3 comments | posted Oct 2
I have resided in New York now for 363 days, 2 of these nights I have lost my wallet in a yellow taxi. The first time was around November-December of 2006. The second time was a mere 3 months ago, and my wallet was still nowhere to be found.
Saturday night while leaving a pub, I spotted a shiny patent leather Louis Vuitton wallet abandoned near the back door of an unnamed restaurant. There could only be a few reasons why this would have happened, but because of the circumstances and surroundings I automatically assumed that someone, in a whirlpool of drunken stupor, had left it there while crouching over to throw up their $150 dollar bar tab.

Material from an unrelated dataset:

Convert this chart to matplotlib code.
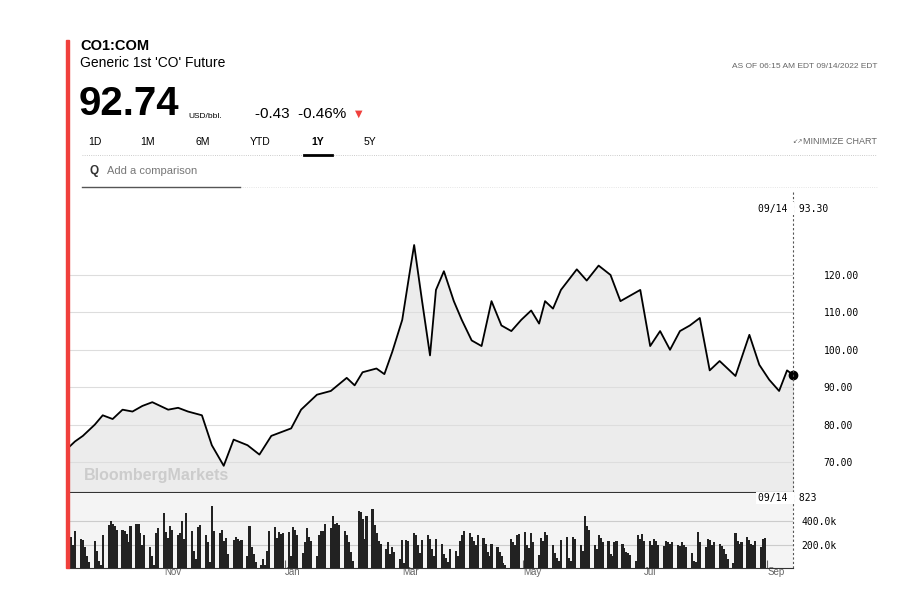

Having lost my wallet twice in less than a year, I felt their pain. Imagine having to scrummage through all of your (unorganized) files looking for old records of card numbers, driver's licenses or social security cards all the while paranoid that someone was going to steal your identity or go buy unimaginably expensive things. Not fun. Definitely not fun. With empathy, I picked it up, stuck it in my purse and planned on sending it back to her Monday morning.
I walked to the post office at lunch on Monday and sent it off First Class mail. It cost me $2.64 but I was fine with that. I even mailed it off with a little letter wishing her that it would get to her safely.
Later Monday night, I received calls from my mom. One missed call. Another missed call. Finally, I picked it up. She told me that when she went to check the mail, there was an envelope lacking a return address on it with my name on it. Curious as to what it might be, she opened it.
Here's the crazy part.
It was my wallet.
Out of the time span that it could have arrived (3 months), it arrived on the same day that I sent someone else's wallet back to them. Speak of karma.
Pay it back.
Ian Scott Paterson says:
Are you sure you didn't just mail your own wallet back to yourself?